• EXERCISE OBJECTIVE: Return only the stretch of the material below that begins with the line containing "Convert this chart to matplotlib code." and ends with the line containing "ax.tick_params(axis='y', pad=5)", exactly; both of those lines belong to it.

[Stored records]

━━━━━━━━━━━━━━━━━━━━

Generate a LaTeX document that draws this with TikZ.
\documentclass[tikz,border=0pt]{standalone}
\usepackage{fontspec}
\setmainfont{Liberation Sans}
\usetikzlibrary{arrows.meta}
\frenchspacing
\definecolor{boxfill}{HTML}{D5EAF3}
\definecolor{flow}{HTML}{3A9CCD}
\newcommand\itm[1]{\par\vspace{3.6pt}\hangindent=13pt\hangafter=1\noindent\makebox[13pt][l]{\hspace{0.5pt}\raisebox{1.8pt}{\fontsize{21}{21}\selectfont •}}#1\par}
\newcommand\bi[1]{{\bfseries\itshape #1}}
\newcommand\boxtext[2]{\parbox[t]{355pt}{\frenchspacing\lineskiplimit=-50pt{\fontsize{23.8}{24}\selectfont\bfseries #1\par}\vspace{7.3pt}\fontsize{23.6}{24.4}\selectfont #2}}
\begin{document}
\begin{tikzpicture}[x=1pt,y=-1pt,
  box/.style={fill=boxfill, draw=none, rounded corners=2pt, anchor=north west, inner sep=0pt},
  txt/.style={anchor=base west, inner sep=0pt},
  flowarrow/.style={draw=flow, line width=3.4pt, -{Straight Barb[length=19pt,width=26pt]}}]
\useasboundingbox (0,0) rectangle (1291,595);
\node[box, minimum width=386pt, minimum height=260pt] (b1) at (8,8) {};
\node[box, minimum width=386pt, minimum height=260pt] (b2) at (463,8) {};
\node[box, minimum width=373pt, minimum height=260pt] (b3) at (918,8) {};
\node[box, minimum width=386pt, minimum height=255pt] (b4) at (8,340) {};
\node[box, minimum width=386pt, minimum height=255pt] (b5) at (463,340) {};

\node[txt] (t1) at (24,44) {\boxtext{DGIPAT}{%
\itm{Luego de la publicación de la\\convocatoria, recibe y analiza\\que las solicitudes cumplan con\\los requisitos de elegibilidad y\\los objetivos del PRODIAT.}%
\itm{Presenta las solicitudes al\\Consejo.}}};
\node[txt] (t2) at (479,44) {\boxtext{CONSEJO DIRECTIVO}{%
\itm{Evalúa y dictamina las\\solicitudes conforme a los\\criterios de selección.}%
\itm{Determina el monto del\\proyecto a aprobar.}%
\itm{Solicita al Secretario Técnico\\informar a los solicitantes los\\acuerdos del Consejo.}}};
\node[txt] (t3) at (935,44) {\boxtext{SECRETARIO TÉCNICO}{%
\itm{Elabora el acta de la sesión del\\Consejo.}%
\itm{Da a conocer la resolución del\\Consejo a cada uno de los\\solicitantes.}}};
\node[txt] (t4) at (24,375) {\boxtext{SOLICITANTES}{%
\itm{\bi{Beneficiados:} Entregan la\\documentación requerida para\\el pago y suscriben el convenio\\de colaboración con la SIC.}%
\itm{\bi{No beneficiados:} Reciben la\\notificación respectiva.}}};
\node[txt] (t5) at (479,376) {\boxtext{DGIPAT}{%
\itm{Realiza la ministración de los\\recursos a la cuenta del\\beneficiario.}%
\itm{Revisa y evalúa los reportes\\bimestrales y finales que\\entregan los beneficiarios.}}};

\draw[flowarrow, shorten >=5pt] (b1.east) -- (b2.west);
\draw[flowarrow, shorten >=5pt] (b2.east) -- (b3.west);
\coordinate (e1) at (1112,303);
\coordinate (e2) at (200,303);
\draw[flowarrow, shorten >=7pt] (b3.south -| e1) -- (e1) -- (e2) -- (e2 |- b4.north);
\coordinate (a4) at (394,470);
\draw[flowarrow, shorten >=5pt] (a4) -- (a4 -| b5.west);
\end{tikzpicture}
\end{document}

━━━━━━━━━━━━━━━━━━━━

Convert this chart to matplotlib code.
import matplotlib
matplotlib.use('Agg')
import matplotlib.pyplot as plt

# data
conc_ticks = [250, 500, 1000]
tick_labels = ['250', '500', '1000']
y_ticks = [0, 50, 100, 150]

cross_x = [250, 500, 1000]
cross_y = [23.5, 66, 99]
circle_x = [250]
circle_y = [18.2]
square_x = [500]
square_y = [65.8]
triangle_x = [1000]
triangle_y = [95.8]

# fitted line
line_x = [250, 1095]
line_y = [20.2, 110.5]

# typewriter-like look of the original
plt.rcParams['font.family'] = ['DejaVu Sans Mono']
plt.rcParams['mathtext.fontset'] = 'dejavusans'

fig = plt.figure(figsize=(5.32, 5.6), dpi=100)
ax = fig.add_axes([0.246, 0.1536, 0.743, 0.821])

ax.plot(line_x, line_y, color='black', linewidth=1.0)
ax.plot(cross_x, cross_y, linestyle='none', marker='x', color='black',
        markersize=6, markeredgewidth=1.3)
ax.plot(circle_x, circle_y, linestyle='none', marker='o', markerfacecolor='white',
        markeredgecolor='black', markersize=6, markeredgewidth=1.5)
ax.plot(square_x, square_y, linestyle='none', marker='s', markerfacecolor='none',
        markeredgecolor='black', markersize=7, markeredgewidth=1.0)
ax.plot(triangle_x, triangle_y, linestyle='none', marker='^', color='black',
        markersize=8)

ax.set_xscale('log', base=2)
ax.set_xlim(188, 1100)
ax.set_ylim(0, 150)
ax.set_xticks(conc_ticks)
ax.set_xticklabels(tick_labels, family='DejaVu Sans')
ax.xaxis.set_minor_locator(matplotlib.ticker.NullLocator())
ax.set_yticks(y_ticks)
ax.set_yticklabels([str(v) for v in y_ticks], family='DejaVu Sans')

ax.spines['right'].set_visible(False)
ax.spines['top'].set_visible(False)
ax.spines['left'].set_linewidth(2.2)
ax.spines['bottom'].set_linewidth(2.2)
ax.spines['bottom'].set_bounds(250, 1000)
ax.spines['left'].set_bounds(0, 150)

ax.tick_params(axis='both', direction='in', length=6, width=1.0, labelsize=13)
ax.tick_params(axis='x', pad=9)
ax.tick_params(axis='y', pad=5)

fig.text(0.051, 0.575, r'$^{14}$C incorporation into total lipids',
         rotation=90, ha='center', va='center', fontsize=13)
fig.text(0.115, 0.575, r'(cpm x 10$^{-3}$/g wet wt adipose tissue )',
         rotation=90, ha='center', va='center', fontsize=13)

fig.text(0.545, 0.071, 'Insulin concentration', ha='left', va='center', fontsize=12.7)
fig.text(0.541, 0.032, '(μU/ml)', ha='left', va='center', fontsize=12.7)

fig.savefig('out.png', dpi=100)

━━━━━━━━━━━━━━━━━━━━

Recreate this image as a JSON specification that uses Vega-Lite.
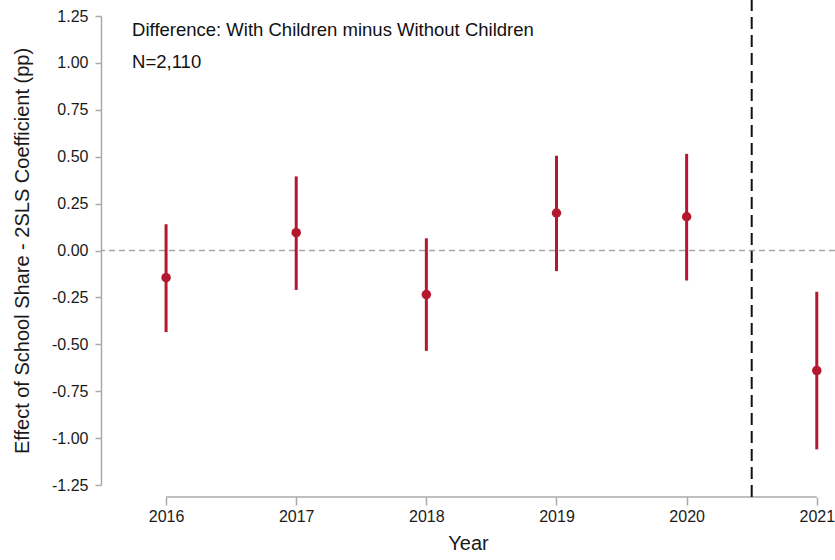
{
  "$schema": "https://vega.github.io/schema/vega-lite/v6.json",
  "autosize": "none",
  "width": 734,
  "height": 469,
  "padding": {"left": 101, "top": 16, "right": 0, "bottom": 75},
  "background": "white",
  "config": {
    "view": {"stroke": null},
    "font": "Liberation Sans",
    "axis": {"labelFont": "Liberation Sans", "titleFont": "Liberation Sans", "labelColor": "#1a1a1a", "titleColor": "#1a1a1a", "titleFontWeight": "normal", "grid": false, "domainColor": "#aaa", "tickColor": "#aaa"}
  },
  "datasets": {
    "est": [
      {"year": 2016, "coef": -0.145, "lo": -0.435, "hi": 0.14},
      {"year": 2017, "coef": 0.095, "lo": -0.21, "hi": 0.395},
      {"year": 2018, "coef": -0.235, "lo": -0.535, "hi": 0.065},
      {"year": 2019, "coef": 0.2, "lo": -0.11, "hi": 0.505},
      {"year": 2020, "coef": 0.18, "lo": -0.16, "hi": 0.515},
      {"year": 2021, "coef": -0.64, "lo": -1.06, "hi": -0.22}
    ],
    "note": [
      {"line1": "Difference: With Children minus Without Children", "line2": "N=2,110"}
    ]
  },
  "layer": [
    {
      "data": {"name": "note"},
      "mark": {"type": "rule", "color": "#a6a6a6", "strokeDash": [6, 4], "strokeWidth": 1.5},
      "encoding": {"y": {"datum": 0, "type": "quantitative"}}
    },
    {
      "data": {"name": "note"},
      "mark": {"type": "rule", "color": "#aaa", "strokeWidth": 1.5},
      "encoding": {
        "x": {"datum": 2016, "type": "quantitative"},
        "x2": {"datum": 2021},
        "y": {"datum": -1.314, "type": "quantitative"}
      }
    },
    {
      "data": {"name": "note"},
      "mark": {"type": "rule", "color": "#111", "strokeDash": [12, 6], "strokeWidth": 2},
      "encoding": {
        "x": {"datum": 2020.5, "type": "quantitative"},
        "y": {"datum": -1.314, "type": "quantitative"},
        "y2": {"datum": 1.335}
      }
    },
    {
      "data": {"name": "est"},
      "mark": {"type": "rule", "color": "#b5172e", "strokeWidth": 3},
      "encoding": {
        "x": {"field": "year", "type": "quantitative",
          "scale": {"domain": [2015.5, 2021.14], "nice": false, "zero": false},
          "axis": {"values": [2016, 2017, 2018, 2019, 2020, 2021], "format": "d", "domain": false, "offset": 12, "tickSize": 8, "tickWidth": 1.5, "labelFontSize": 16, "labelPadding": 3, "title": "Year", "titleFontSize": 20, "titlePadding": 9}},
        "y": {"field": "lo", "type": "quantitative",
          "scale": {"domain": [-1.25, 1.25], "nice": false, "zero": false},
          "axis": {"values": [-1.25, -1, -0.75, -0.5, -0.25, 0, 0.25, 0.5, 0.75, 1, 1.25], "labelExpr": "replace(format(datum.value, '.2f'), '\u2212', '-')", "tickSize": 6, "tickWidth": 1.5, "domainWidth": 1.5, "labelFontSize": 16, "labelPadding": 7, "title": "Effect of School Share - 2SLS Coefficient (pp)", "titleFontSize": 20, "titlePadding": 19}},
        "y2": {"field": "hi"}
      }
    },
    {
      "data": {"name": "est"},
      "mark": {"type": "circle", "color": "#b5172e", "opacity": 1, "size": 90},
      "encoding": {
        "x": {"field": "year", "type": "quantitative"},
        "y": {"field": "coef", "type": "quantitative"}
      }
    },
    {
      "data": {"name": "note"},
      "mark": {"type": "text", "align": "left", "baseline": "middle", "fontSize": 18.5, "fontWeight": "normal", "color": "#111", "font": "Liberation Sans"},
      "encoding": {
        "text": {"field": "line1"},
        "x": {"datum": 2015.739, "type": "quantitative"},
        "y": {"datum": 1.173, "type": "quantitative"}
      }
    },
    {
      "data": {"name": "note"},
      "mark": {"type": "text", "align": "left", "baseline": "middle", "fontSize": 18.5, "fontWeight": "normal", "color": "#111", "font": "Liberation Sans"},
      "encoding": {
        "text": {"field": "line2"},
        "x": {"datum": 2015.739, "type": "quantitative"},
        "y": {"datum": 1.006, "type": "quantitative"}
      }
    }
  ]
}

━━━━━━━━━━━━━━━━━━━━

• WRITTEN SOLUTION:
Convert this chart to matplotlib code.
import matplotlib
matplotlib.use('Agg')
import matplotlib.pyplot as plt

# data
conc_ticks = [250, 500, 1000]
tick_labels = ['250', '500', '1000']
y_ticks = [0, 50, 100, 150]

cross_x = [250, 500, 1000]
cross_y = [23.5, 66, 99]
circle_x = [250]
circle_y = [18.2]
square_x = [500]
square_y = [65.8]
triangle_x = [1000]
triangle_y = [95.8]

# fitted line
line_x = [250, 1095]
line_y = [20.2, 110.5]

# typewriter-like look of the original
plt.rcParams['font.family'] = ['DejaVu Sans Mono']
plt.rcParams['mathtext.fontset'] = 'dejavusans'

fig = plt.figure(figsize=(5.32, 5.6), dpi=100)
ax = fig.add_axes([0.246, 0.1536, 0.743, 0.821])

ax.plot(line_x, line_y, color='black', linewidth=1.0)
ax.plot(cross_x, cross_y, linestyle='none', marker='x', color='black',
        markersize=6, markeredgewidth=1.3)
ax.plot(circle_x, circle_y, linestyle='none', marker='o', markerfacecolor='white',
        markeredgecolor='black', markersize=6, markeredgewidth=1.5)
ax.plot(square_x, square_y, linestyle='none', marker='s', markerfacecolor='none',
        markeredgecolor='black', markersize=7, markeredgewidth=1.0)
ax.plot(triangle_x, triangle_y, linestyle='none', marker='^', color='black',
        markersize=8)

ax.set_xscale('log', base=2)
ax.set_xlim(188, 1100)
ax.set_ylim(0, 150)
ax.set_xticks(conc_ticks)
ax.set_xticklabels(tick_labels, family='DejaVu Sans')
ax.xaxis.set_minor_locator(matplotlib.ticker.NullLocator())
ax.set_yticks(y_ticks)
ax.set_yticklabels([str(v) for v in y_ticks], family='DejaVu Sans')

ax.spines['right'].set_visible(False)
ax.spines['top'].set_visible(False)
ax.spines['left'].set_linewidth(2.2)
ax.spines['bottom'].set_linewidth(2.2)
ax.spines['bottom'].set_bounds(250, 1000)
ax.spines['left'].set_bounds(0, 150)

ax.tick_params(axis='both', direction='in', length=6, width=1.0, labelsize=13)
ax.tick_params(axis='x', pad=9)
ax.tick_params(axis='y', pad=5)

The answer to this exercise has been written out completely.